As for hard decisions in game, I found two situations where I wanted to have more time to think of. While playing I killed twice. In both scenes it was so fast that I had no time to reconsider my decisions. In both situation it was not like “kill or be killed” 1sec moment. Game mechanics helped little bit where you have options to push some button and you don’t exactly know what can happen. In both situations I was shocked how fast pressing the trigger was. Then, when it was done and dead body laid on the floor, my first thought was that I didn’t want to do it.

It’s very interesting from social perspective. I strongly believe no-one playing that game is a killer and then you’re put in a situation so strong and serious from story perspective to do so, with exact feeling. I’d not be surprised the find moral questions like what should and what should not be put in games coming from the Press once again. Media like challenges like this and put gaming controversy on the front page. Usually they fail to bring correct message. I presume Heavy Rain is so hard to comprehend, that it will never be covered. If killing in games is a problem considering silly shooters and other games that ignore almost all real aspects of what real death is, then Heavy Rain shows all possible physical, ethical and moral aspects of such.
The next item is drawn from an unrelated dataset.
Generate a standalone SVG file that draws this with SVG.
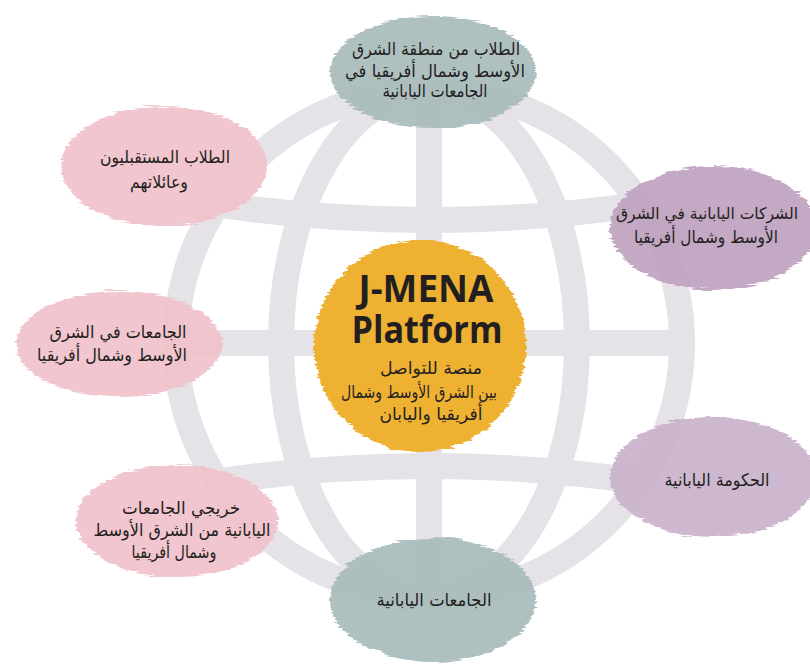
<svg xmlns="http://www.w3.org/2000/svg" width="810" height="666" viewBox="0 0 810 666">
<defs>
<style>
.g{fill:none;stroke:#e5e2e8;stroke-width:26}
.ar{font-family:"DejaVu Sans",sans-serif;font-size:17.5px;fill:#231f20;text-anchor:middle}
.teal{fill:#a8bbbc;fill-opacity:0.92}
.pink{fill:#f0c1cb;fill-opacity:0.92}
.pur1{fill:#bea2c0;fill-opacity:0.93}
.pur2{fill:#cab3cb;fill-opacity:0.93}
.title{font-family:"Open Sans","DejaVu Sans",sans-serif;font-weight:bold;font-size:37px;fill:#231f20;text-anchor:middle}
</style>
<filter id="rough" x="-10%" y="-15%" width="120%" height="130%">
<feTurbulence type="fractalNoise" baseFrequency="0.03 0.45" numOctaves="2" seed="4" result="n"/>
<feDisplacementMap in="SourceGraphic" in2="n" scale="7" xChannelSelector="R" yChannelSelector="G"/>
</filter>
</defs>
<rect width="810" height="666" fill="#ffffff"/>
<g id="globe">
<circle class="g" cx="429" cy="343" r="253"/>
<ellipse class="g" cx="429" cy="343" rx="148" ry="253"/>
<line class="g" x1="429" y1="92" x2="429" y2="594"/>
<line class="g" x1="168" y1="343" x2="690" y2="343"/>
<path class="g" d="M214,204 Q429,236 644,204"/>
<path class="g" d="M214,482 Q429,450 644,482"/>
</g>
<g id="connectors"></g>
<g id="n-top">
<ellipse class="teal" filter="url(#rough)" cx="433" cy="72" rx="103" ry="56"/>
<text class="ar" x="436" y="55" textLength="168" lengthAdjust="spacingAndGlyphs">الطلاب من منطقة الشرق</text>
<text class="ar" x="435" y="77" textLength="180" lengthAdjust="spacingAndGlyphs">الأوسط وشمال أفريقيا في</text>
<text class="ar" x="435" y="97" textLength="105" lengthAdjust="spacingAndGlyphs">الجامعات اليابانية</text>
</g>
<g id="n-future">
<ellipse class="pink" filter="url(#rough)" cx="164" cy="166" rx="103" ry="60"/>
<text class="ar" x="165" y="163" textLength="130" lengthAdjust="spacingAndGlyphs">الطلاب المستقبليون</text>
<text class="ar" x="159" y="188" textLength="58" lengthAdjust="spacingAndGlyphs">وعائلاتهم</text>
</g>
<g id="n-companies">
<ellipse class="pur1" filter="url(#rough)" cx="713" cy="228" rx="103" ry="62"/>
<text class="ar" x="707" y="219" style="font-size:16px" textLength="182" lengthAdjust="spacingAndGlyphs">الشركات اليابانية في الشرق</text>
<text class="ar" x="706" y="243" textLength="144" lengthAdjust="spacingAndGlyphs">الأوسط وشمال أفريقيا</text>
</g>
<g id="n-mena-univ">
<ellipse class="pink" filter="url(#rough)" cx="119" cy="344" rx="103" ry="53"/>
<text class="ar" x="118" y="338" textLength="137" lengthAdjust="spacingAndGlyphs">الجامعات في الشرق</text>
<text class="ar" x="112" y="361" textLength="150" lengthAdjust="spacingAndGlyphs">الأوسط وشمال أفريقيا</text>
</g>
<g id="n-gov">
<ellipse class="pur2" filter="url(#rough)" cx="713" cy="477" rx="103" ry="60"/>
<text class="ar" x="717" y="486" textLength="105" lengthAdjust="spacingAndGlyphs">الحكومة اليابانية</text>
</g>
<g id="n-alumni">
<ellipse class="pink" filter="url(#rough)" cx="177" cy="521" rx="101" ry="56"/>
<text class="ar" x="181" y="514" textLength="118" lengthAdjust="spacingAndGlyphs">خريجي الجامعات</text>
<text class="ar" x="182" y="536" textLength="177" lengthAdjust="spacingAndGlyphs">اليابانية من الشرق الأوسط</text>
<text class="ar" x="174" y="558" textLength="85" lengthAdjust="spacingAndGlyphs">وشمال أفريقيا</text>
</g>
<g id="n-jp-univ">
<ellipse class="teal" filter="url(#rough)" cx="433" cy="600" rx="103" ry="62"/>
<text class="ar" x="434" y="606" textLength="115" lengthAdjust="spacingAndGlyphs">الجامعات اليابانية</text>
</g>
<g id="n-center">
<circle fill="#eeb133" filter="url(#rough)" cx="420" cy="346" r="106"/>
<text class="title" x="426" y="302" textLength="135" lengthAdjust="spacingAndGlyphs">J-MENA</text>
<text class="title" x="427" y="343" textLength="151" lengthAdjust="spacingAndGlyphs">Platform</text>
<text class="ar" x="431" y="374" textLength="102" lengthAdjust="spacingAndGlyphs">منصة للتواصل</text>
<text class="ar" x="419" y="398" textLength="156" lengthAdjust="spacingAndGlyphs">بين الشرق الأوسط وشمال</text>
<text class="ar" x="431" y="420" textLength="103" lengthAdjust="spacingAndGlyphs">أفريقيا واليابان</text>
</g>
</svg>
Hard decisions in Heavy Rain bring questions like this often. Playing it and replaying I had one on mind pretty often: “is this really necessary?”. In many cases, for the story, it was.

David Cage has invented very powerful tool to present dramatic and even traumatic stories. For me, Fahrenheit has built very high expectations for the next game from Quantic Dreams. Heavy Rain is even more interactive movie than a game. At the beginning failed to meet expectations built in my mind, I expected game. I changed my opinion and I exactly know why. Maturity and power of the story presented in that game is so tremendous, that with my own high expectations to the game based on Fahrenheit nostalgia, I for sure didn’t expect to see something like this. It’s simply a different thing. Expecting that Heavy Rain will be Fahrenheit 2, new sequel but better was wrong and misleading.